Friday, January 14, 2011

Waiting for the Other Shoe to Drop

I'm baffled by publishers' arrogance these days. Two recent events made me whack my head with the palm of my hand….

Law Journal Seminars Press is now rolling out a "fantastic" new program for their books. Instead of merely paying for the looseleaf supplements for their books (for the most part reasonably priced, by the way), we can now either opt to receive them in print and online, or online only. Print and online, of course, costs more than the print supplements alone. Online only costs about the same.

I'm in an academic law library and online has absolutely no interest for me - or my patrons. Apparently, each title would have to have a separate login. So, if I did opt for either option, I'd need to keep track of the various passwords for each title. Good grief. I can't imagine a more inconvenient process.

We're canceling all Law Journal Seminars Press titles.

The other situation is even more annoying. And it always has been. We subscribe to the Economist ($138/year) and route it among the faculty and put the routed one in the faculty lounge. They've got a pretty nice online service with email alerts, etc., and we looked into getting an online subscription. After six months, they finally got back to us with a "fantastic" deal: $1500 per year for online access for our library. Are they mad? Do they really think that only one person reads our single subscription to the print version?

Come to think of it, I wonder why they don't charge volume rates for the print version any way?

Actually, I'm pretty sure that that's coming….

Tuesday, January 04, 2011

Where are the Catalogers? Proposed Amendment to the Durham Statement

Reflecting on the character of the Durham Statement
As the scholarship becomes more widely available in digital formats, it is critical that we seek input from catalogers and technical services librarians on how to make these digital resources as useful and usable as possible.
I've been thinking about the meaning to legal researchers and legal bibliographers of the Durham Statement. It has occurred to me that there is a very important stake-holder/contributor is missing from the statement. The Statement involves aspirations that reflect observations and presuppositions about how we feel the future will affect the publication of modern legal scholarship.

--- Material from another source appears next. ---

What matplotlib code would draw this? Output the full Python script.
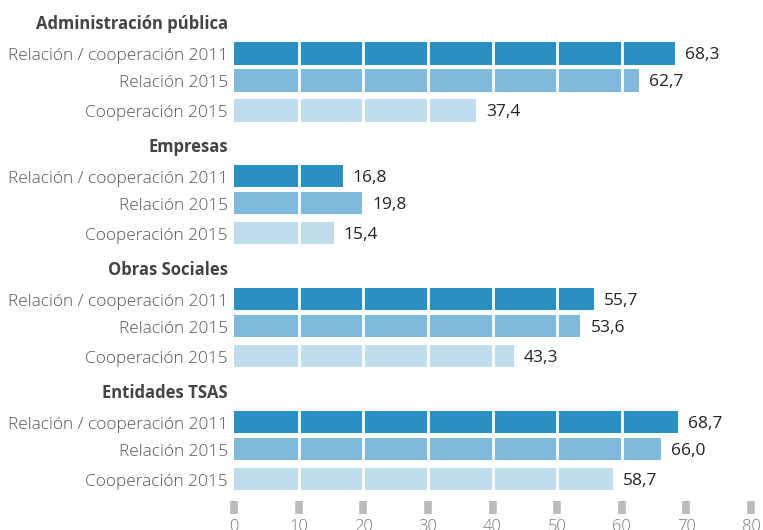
import matplotlib.pyplot as plt
import numpy as np

# data
groups = ["Administración pública", "Empresas", "Obras Sociales", "Entidades TSAS"]
series = ["Relación / cooperación 2011", "Relación 2015", "Cooperación 2015"]
rel_coop_2011 = [68.3, 16.8, 55.7, 68.7]
rel_2015 = [62.7, 19.8, 53.6, 66.0]
coop_2015 = [37.4, 15.4, 43.3, 58.7]
x_ticks = [0, 10, 20, 30, 40, 50, 60, 70, 80]

colors = ["#2a8fc3", "#7fbadb", "#c0ddee"]
font = "Open Sans"

# layout in pixel-like units (figure is 530 px tall)
first_center = 53.3
group_step = 122.9
row_offsets = [0, 27, 57]
bar_h = 22.5

fig = plt.figure(figsize=(7.63, 5.30), dpi=100)
ax = fig.add_axes([234 / 763, 0, 517 / 763, 1])
ax.set_xlim(0, 80)
ax.set_ylim(530, 0)
ax.axis("off")

values = [rel_coop_2011, rel_2015, coop_2015]
for g, name in enumerate(groups):
    base = first_center + g * group_step
    ax.annotate(name, xy=(0, base - 29), xytext=(-6, 0),
                textcoords="offset pixels", ha="right", va="center",
                fontsize=12, fontweight="bold", color="#444444",
                family=font, annotation_clip=False)
    for s, label in enumerate(series):
        y = base + row_offsets[s]
        v = values[s][g]
        ax.barh(y, v, height=bar_h, color=colors[s], zorder=1)
        ax.annotate(label, xy=(0, y), xytext=(-6, -3),
                    textcoords="offset pixels", ha="right", va="center",
                    fontsize=12.4, fontweight="light", color="#555555",
                    family=font, annotation_clip=False)
        ax.annotate(f"{v:.1f}".replace(".", ","), xy=(v, y), xytext=(10, -2),
                    textcoords="offset pixels", ha="left", va="center",
                    fontsize=12.5, color="#222222",
                    family=font, zorder=4, annotation_clip=False)

# white separators across the bars
for t in x_ticks[1:-1]:
    ax.axvline(t, color="white", lw=2, zorder=2)

# grey tick marks and labels at the bottom (labels are cut by the edge, as in the source)
for t in x_ticks:
    ax.plot([t, t], [501, 514], color="#bbbbbb", lw=5.5,
            solid_capstyle="butt", zorder=3, clip_on=False)
    ax.annotate(str(t), xy=(t, 519), ha="center", va="top",
                fontsize=12, fontweight="light", color="#777777",
                family=font, annotation_clip=False)

fig.savefig("out.png", dpi=100)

The observations and assumptions are well and good, and, at least partially true. (See my post, "Why I'm Signing the Durham Statement” 2/6/2010)
The Statement accurately reflects how technology is speeding the process of the digitization legal scholarship along and, therefore, calls on law schools to immediately and expeditiously cease publication of their journals in print in favor of digital formats. It presumes, of course, that technology is developing in such a way that researchers will prefer to access the information digitally, and, not only that the technology either exists, or will exist, but that it will be presented in a form that researchers can use. The two parties present in this scenario are researchers and technicians.

The missing party
The best technology available, in terms of readers, websites, formats, etc., and the scholarship it contains is only as good (to a large and very practical extent) as the form of the content itself. One of the advantages of print media was that it's very "artifactness" seemed to beg the question, but that it must be curated properly. That is, each item received into a library should be thoroughly analyzed and objectively described in order to facilitate discovery and access, and, hence, usage. Part of the nature of analog scholarship is its very permanence: once printed, its memorialized, it becomes an artifact. It is, thus, capable of objective description. This description, seen by cynics as bibliographic hypertrophy, is what we know as MARC, LC Classification and LC Subject Heading description. These descriptions and analyses made collection of, and access to library materials standard. Despite our cynicism, the system as a whole served/serves us well. RLIN and OCLC and the host of OPAC and serial automation vendors made access to collections remarkably easy, especially when compared to the alternatives. (Librarians simply storing materials as they see fit based on their own understanding of a subject, for instance.)
It is time to subject digitally produced, born digital scholarship to the same rigorous analysis. It is almost certainly the case that the old wineskins won't meet the needs of modern libraries. MARC record format, Library of Congress Classification and Subject Headings would likely all need to be modified or revised to served the needs of modern formats that aren’t physical or don’t possess the physical character of printed law review articles, for example. This new analysis would need to take advantage of things like metadata and hypertext links and would be less concerned, of course, with organizing the materials themselves, but could provide important tools to allow others to organize, use and access them
Whatever the exact format, form or nature, it is clear that production and distribution of born digital scholarship will benefit from systematic, standard analysis and bibliographic description. If each article of a born digital law review, journal or scholarly blog was subjected to standard bibliographic description and analysis, it could serve the user in many ways. First, it may facilitate the development of better search engines that mine this important form of legal scholarship. Second, it may also facilitate the creation of better, more secure storage formats. It would also bring thoughtful vigor to the process of digitization and make stability of formats not merely useful, but desirable to librarians and technicians.
The alternative of doing nothing and letting technology take care of itself results in relying on Google as a search engine. Google’s fine to an extent, but its functionality and reliability as a search engine is not consistent or reliable. Its quickness and ubiquity make it an easy thing thing to rely upon and use despite its limitations. With something so cheap and easy, it’s very easy to overlook its shortcomings. But as the volume of digital scholarship increases Google’s limitations may become more and more apparent and it may be harder for users to shrug off the annoyance of Google’s inherently sloppy indexing.

It's an easy conclusion that we must bring Technical Services to the table as we endorse (more or less) the migration from print to digital formats.

The Proposal
I don’t have specific language in mind for how the Durham Statement should be amended or supplemented. It would be something to the effect that the signatories commit to involving TS departments and experts in the process of digitization of their law reviews.